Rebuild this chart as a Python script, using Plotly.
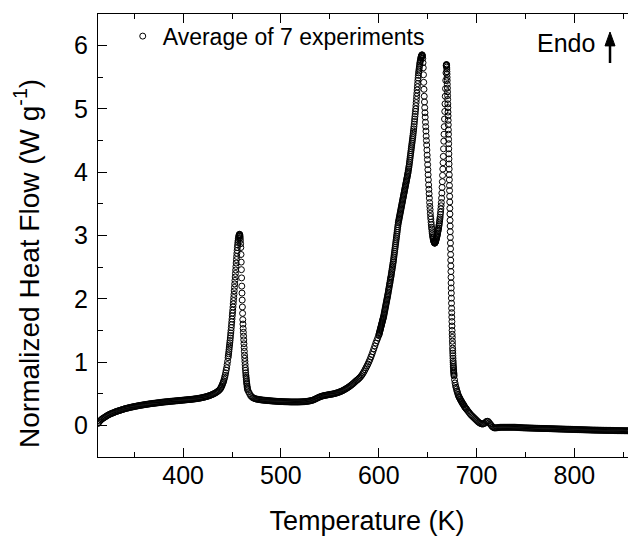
import plotly.graph_objects as go

# ---- data (temperature grid segments + heat flow values) ----
seg_start = [313, 438, 446, 458, 467, 600, 636, 669, 677.5, 690]
seg_step = [1, 0.5, 0.25, 0.2, 1, 0.25, 0.25, 0.1, 0.5, 1]

hf_a = [0.03, 0.05, 0.07, 0.085, 0.10, 0.11, 0.12, 0.13, 0.14, 0.15, 0.16, 0.168, 0.175, 0.183,
        0.19, 0.195, 0.20, 0.208, 0.215, 0.22, 0.225, 0.23, 0.235, 0.24, 0.245, 0.25, 0.255, 0.26,
        0.265, 0.268, 0.272, 0.276, 0.28, 0.284, 0.287, 0.29, 0.294, 0.297, 0.30, 0.303, 0.306,
        0.309, 0.312, 0.315, 0.318, 0.32, 0.323, 0.325, 0.328, 0.33, 0.333, 0.335, 0.338, 0.34,
        0.342, 0.344, 0.346, 0.348, 0.35, 0.352, 0.354, 0.356, 0.358, 0.36, 0.362, 0.364, 0.366,
        0.368, 0.37, 0.371, 0.373, 0.374, 0.376, 0.377, 0.379, 0.38, 0.382, 0.383, 0.385, 0.386,
        0.388, 0.389, 0.391, 0.392, 0.394, 0.395, 0.397, 0.398, 0.40, 0.401, 0.403, 0.404, 0.406,
        0.407, 0.409, 0.41, 0.412, 0.414, 0.416, 0.418, 0.42, 0.422, 0.425, 0.427, 0.43, 0.433,
        0.436, 0.44, 0.443, 0.447, 0.451, 0.455, 0.46, 0.465, 0.47, 0.476, 0.482, 0.489, 0.496,
        0.504, 0.512, 0.522, 0.532, 0.544, 0.558]
hf_b = [0.575, 0.59, 0.605, 0.62, 0.64, 0.66, 0.68, 0.70, 0.73, 0.76, 0.79, 0.83, 0.87, 0.91,
        0.96, 1.01]
hf_c = [1.07, 1.10, 1.13, 1.165, 1.20, 1.235, 1.27, 1.305, 1.34, 1.38, 1.42, 1.46, 1.50, 1.545,
        1.59, 1.635, 1.68, 1.73, 1.775, 1.82, 1.87, 1.92, 1.97, 2.02, 2.07, 2.125, 2.18, 2.235,
        2.29, 2.345, 2.40, 2.455, 2.51, 2.565, 2.62, 2.67, 2.72, 2.765, 2.81, 2.85, 2.89, 2.92,
        2.95, 2.97, 2.99, 3.005, 3.015, 3.02]
hf_d = [3.01, 2.99, 2.96, 2.92, 2.87, 2.81, 2.70, 2.58, 2.46, 2.33, 2.20, 2.09, 1.98, 1.87, 1.77,
        1.67, 1.60, 1.53, 1.47, 1.41, 1.35, 1.29, 1.23, 1.17, 1.11, 1.06, 1.01, 0.96, 0.91, 0.87,
        0.83, 0.79, 0.76, 0.73, 0.70, 0.67, 0.65, 0.62, 0.60, 0.58, 0.56]
hf_e = [0.53, 0.50, 0.47, 0.455, 0.44, 0.432, 0.425, 0.42, 0.415, 0.412, 0.41, 0.407, 0.405,
        0.402, 0.40, 0.398, 0.397, 0.395, 0.394, 0.392, 0.391, 0.39, 0.388, 0.387, 0.385, 0.384,
        0.383, 0.382, 0.381, 0.38, 0.379, 0.378, 0.377, 0.376, 0.375, 0.375, 0.374, 0.373, 0.373,
        0.372, 0.372, 0.371, 0.371, 0.37, 0.37, 0.37, 0.37, 0.37, 0.37, 0.37, 0.37, 0.37, 0.371,
        0.371, 0.372, 0.373, 0.374, 0.375, 0.377, 0.378, 0.38, 0.382, 0.385, 0.388, 0.392, 0.396,
        0.40, 0.407, 0.415, 0.422, 0.43, 0.437, 0.445, 0.451, 0.457, 0.462, 0.466, 0.47, 0.473,
        0.476, 0.479, 0.482, 0.485, 0.488, 0.49, 0.493, 0.496, 0.499, 0.503, 0.507, 0.512, 0.517,
        0.522, 0.528, 0.534, 0.541, 0.548, 0.556, 0.565, 0.574, 0.583, 0.593, 0.603, 0.614, 0.625,
        0.637, 0.65, 0.663, 0.677, 0.691, 0.705, 0.717, 0.73, 0.745, 0.76, 0.78, 0.80, 0.825,
        0.85, 0.88, 0.91, 0.94, 0.97, 1.005, 1.04, 1.08, 1.12, 1.165, 1.21, 1.255, 1.30, 1.34,
        1.38]
hf_f = [1.42, 1.435, 1.45, 1.465, 1.48, 1.495, 1.51, 1.525, 1.54, 1.555, 1.57, 1.585, 1.60, 1.615,
        1.63, 1.645, 1.66, 1.675, 1.69, 1.705, 1.72, 1.74, 1.76, 1.78, 1.80, 1.82, 1.84, 1.86,
        1.88, 1.90, 1.92, 1.94, 1.96, 1.98, 2.00, 2.02, 2.04, 2.06, 2.08, 2.105, 2.13, 2.15, 2.17,
        2.195, 2.22, 2.24, 2.26, 2.285, 2.31, 2.33, 2.35, 2.375, 2.40, 2.425, 2.45, 2.475, 2.50,
        2.525, 2.55, 2.575, 2.60, 2.63, 2.66, 2.69, 2.72, 2.75, 2.78, 2.81, 2.84, 2.87, 2.90, 2.93,
        2.96, 2.99, 3.02, 3.05, 3.08, 3.11, 3.14, 3.17, 3.20, 3.22, 3.24, 3.26, 3.28, 3.30, 3.32,
        3.34, 3.36, 3.38, 3.40, 3.42, 3.44, 3.46, 3.48, 3.50, 3.52, 3.54, 3.56, 3.58, 3.60, 3.62,
        3.64, 3.66, 3.68, 3.70, 3.72, 3.74, 3.76, 3.78, 3.80, 3.82, 3.84, 3.86, 3.88, 3.90, 3.92,
        3.94, 3.96, 3.98, 4.00, 4.025, 4.05, 4.075, 4.10, 4.13, 4.16, 4.19, 4.22, 4.25, 4.28, 4.31,
        4.34, 4.37, 4.40, 4.43, 4.46, 4.49, 4.52, 4.55, 4.58, 4.615, 4.65, 4.685]
hf_g = [4.72, 4.76, 4.80, 4.84, 4.88, 4.92, 4.96, 5.00, 5.05, 5.10, 5.15, 5.20, 5.25, 5.30, 5.35,
        5.40, 5.45, 5.49, 5.53, 5.57, 5.60, 5.63, 5.66, 5.69, 5.72, 5.74, 5.76, 5.78, 5.80, 5.815,
        5.83, 5.84, 5.85, 5.855, 5.85, 5.83, 5.80, 5.73, 5.65, 5.54, 5.42, 5.31, 5.20, 5.11, 5.02,
        4.94, 4.87, 4.79, 4.72, 4.65, 4.57, 4.50, 4.43, 4.35, 4.27, 4.20, 4.12, 4.04, 3.96, 3.88,
        3.80, 3.73, 3.66, 3.59, 3.52, 3.46, 3.41, 3.35, 3.30, 3.26, 3.21, 3.17, 3.13, 3.10, 3.06,
        3.03, 3.00, 2.98, 2.96, 2.94, 2.92, 2.91, 2.90, 2.89, 2.88, 2.88, 2.88, 2.89, 2.90, 2.91,
        2.93, 2.94, 2.95, 2.97, 2.99, 3.00, 3.02, 3.04, 3.06, 3.08, 3.10, 3.12, 3.15, 3.17, 3.20,
        3.23, 3.26, 3.29, 3.33, 3.37, 3.42, 3.47, 3.52, 3.59, 3.67, 3.76, 3.85, 3.95, 4.05, 4.15,
        4.25, 4.37, 4.49, 4.60, 4.72, 4.84, 4.96, 5.08, 5.20, 5.32, 5.45, 5.57]
hf_h = [5.68, 5.69, 5.70, 5.70, 5.69, 5.66, 5.63, 5.59, 5.55, 5.50, 5.45, 5.39, 5.33, 5.27, 5.21,
        5.15, 5.08, 5.02, 4.95, 4.89, 4.82, 4.75, 4.67, 4.60, 4.52, 4.45, 4.37, 4.29, 4.21, 4.13,
        4.05, 3.96, 3.88, 3.79, 3.71, 3.62, 3.53, 3.43, 3.34, 3.24, 3.15, 3.06, 2.97, 2.88, 2.79,
        2.70, 2.61, 2.52, 2.43, 2.34, 2.25, 2.17, 2.09, 2.01, 1.93, 1.85, 1.78, 1.71, 1.64, 1.57,
        1.50, 1.44, 1.39, 1.33, 1.28, 1.22, 1.18, 1.14, 1.10, 1.06, 1.02, 0.99, 0.96, 0.93, 0.91,
        0.88, 0.86, 0.84, 0.82, 0.80, 0.78]
hf_i = [0.72, 0.67, 0.63, 0.60, 0.57, 0.54, 0.52, 0.49, 0.47, 0.45, 0.44, 0.42, 0.41, 0.39, 0.38,
        0.37, 0.35, 0.34, 0.33, 0.32, 0.30, 0.29, 0.28, 0.27, 0.26]
hf_j = [0.25, 0.23, 0.21, 0.19, 0.17, 0.155, 0.14, 0.125, 0.11, 0.095, 0.08, 0.065, 0.05, 0.04,
        0.03, 0.025, 0.02, 0.025, 0.03, 0.045, 0.06, 0.065, 0.06, 0.04, 0.02, 0.0, -0.02, -0.03,
        -0.04, -0.04, -0.04, -0.038, -0.035, -0.033, -0.03, -0.03, -0.03, -0.03, -0.03, -0.03,
        -0.03, -0.03, -0.03, -0.03, -0.03, -0.03, -0.03, -0.03, -0.03, -0.03, -0.031, -0.032,
        -0.033, -0.034, -0.035, -0.036, -0.037, -0.038, -0.039, -0.04, -0.04, -0.041, -0.041,
        -0.042, -0.042, -0.043, -0.043, -0.044, -0.044, -0.045, -0.045, -0.046, -0.046, -0.047,
        -0.047, -0.048, -0.048, -0.049, -0.049, -0.05, -0.05, -0.051, -0.051, -0.052, -0.052,
        -0.053, -0.053, -0.054, -0.054, -0.055, -0.055, -0.056, -0.056, -0.057, -0.057, -0.058,
        -0.058, -0.059, -0.059, -0.06, -0.06, -0.061, -0.061, -0.062, -0.062, -0.063, -0.063,
        -0.064, -0.064, -0.065, -0.065, -0.066, -0.066, -0.067, -0.067, -0.068, -0.068, -0.069,
        -0.069, -0.07, -0.07, -0.071, -0.071, -0.072, -0.072, -0.073, -0.073, -0.074, -0.074,
        -0.075, -0.075, -0.075, -0.076, -0.076, -0.076, -0.077, -0.077, -0.077, -0.078, -0.078,
        -0.078, -0.079, -0.079, -0.079, -0.08, -0.08, -0.08, -0.08, -0.081, -0.081, -0.081,
        -0.082, -0.082, -0.082, -0.083, -0.083, -0.083, -0.083, -0.084, -0.084, -0.084, -0.085,
        -0.085, -0.085, -0.085, -0.086, -0.086, -0.086]

segments = [hf_a, hf_b, hf_c, hf_d, hf_e, hf_f, hf_g, hf_h, hf_i, hf_j]

temperature = []
heat_flow = []
for start, step, vals in zip(seg_start, seg_step, segments):
    temperature += [round(start + step * i, 4) for i in range(len(vals))]
    heat_flow += vals

x_range = [313, 863]
y_range = [-0.5, 6.5]
x_ticks = [400, 500, 600, 700, 800]
y_ticks = [0, 1, 2, 3, 4, 5, 6]

FONT = "Arial, Liberation Sans, sans-serif"

fig = go.Figure()
fig.add_trace(go.Scatter(
    x=temperature, y=heat_flow, mode="markers",
    name="Average of 7 experiments",
    marker=dict(symbol="circle-open", size=6, color="black", line=dict(width=1, color="black")),
))

axis_common = dict(
    showline=True, linecolor="black", linewidth=1.3,
    ticks="inside", tickcolor="black", tickwidth=1.3, ticklen=9,
    showgrid=False, zeroline=False, automargin=False,
    tickfont=dict(family=FONT, size=25, color="black"),
)

# the page body adds an 8 px offset, so the figure is 628x528 with margins shifted by 8 px
fig.update_layout(
    width=628, height=528,
    margin=dict(l=90, r=0, t=6, b=79, pad=0),
    paper_bgcolor="white", plot_bgcolor="white",
    font=dict(family=FONT, color="black"),
    showlegend=True,
    legend=dict(x=0.046, y=0.95, xanchor="left", yanchor="middle",
                bgcolor="rgba(0,0,0,0)", font=dict(family=FONT, size=23, color="black")),
    xaxis=dict(
        range=x_range, tickvals=x_ticks, mirror="ticks", ticklabelstandoff=-4,
        minor=dict(dtick=50, tick0=0, ticks="inside", ticklen=5, tickwidth=1.3, tickcolor="black"),
        title=dict(text="Temperature (K)", font=dict(family=FONT, size=27, color="black"), standoff=23),
        **axis_common,
    ),
    yaxis=dict(
        range=y_range, tickvals=y_ticks, mirror=False, ticklabelstandoff=4,
        minor=dict(dtick=0.5, tick0=0, ticks="inside", ticklen=5, tickwidth=1.3, tickcolor="black"),
        **axis_common,
    ),
)

fig.add_annotation(
    text="Normalized Heat Flow (W g<sup>-1</sup>)", textangle=-90,
    xref="paper", yref="paper", x=-0.132, y=0.438, xanchor="center", yanchor="middle",
    showarrow=False, font=dict(family=FONT, size=28, color="black"),
)
fig.add_annotation(
    text="Endo", xref="paper", yref="paper", x=0.870, y=0.9345,
    xanchor="center", yanchor="middle", showarrow=False,
    font=dict(family=FONT, size=25, color="black"),
)
# "Endo" arrow (decoration): shaft + filled head
fig.add_shape(type="line", xref="paper", yref="paper",
              x0=0.9517, x1=0.9517, y0=0.8894, y1=0.935,
              line=dict(color="black", width=2.5))
fig.add_shape(type="path", xref="paper", yref="paper",
              path="M 0.9424 0.928 L 0.9610 0.928 L 0.9517 0.9594 Z",
              fillcolor="black", line=dict(color="black", width=1))

fig.write_html("out.html")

+++++

• WORK TO BE COMPLETED: Return exactly what appears from the opening line of the material through the line with "0.1, 0.5, 1]", apart from the pictures.

• SOLUTION:
Rebuild this chart as a Python script, using Plotly.
import plotly.graph_objects as go

# ---- data (temperature grid segments + heat flow values) ----
seg_start = [313, 438, 446, 458, 467, 600, 636, 669, 677.5, 690]
seg_step = [1, 0.5, 0.25, 0.2, 1, 0.25, 0.25, 0.1, 0.5, 1]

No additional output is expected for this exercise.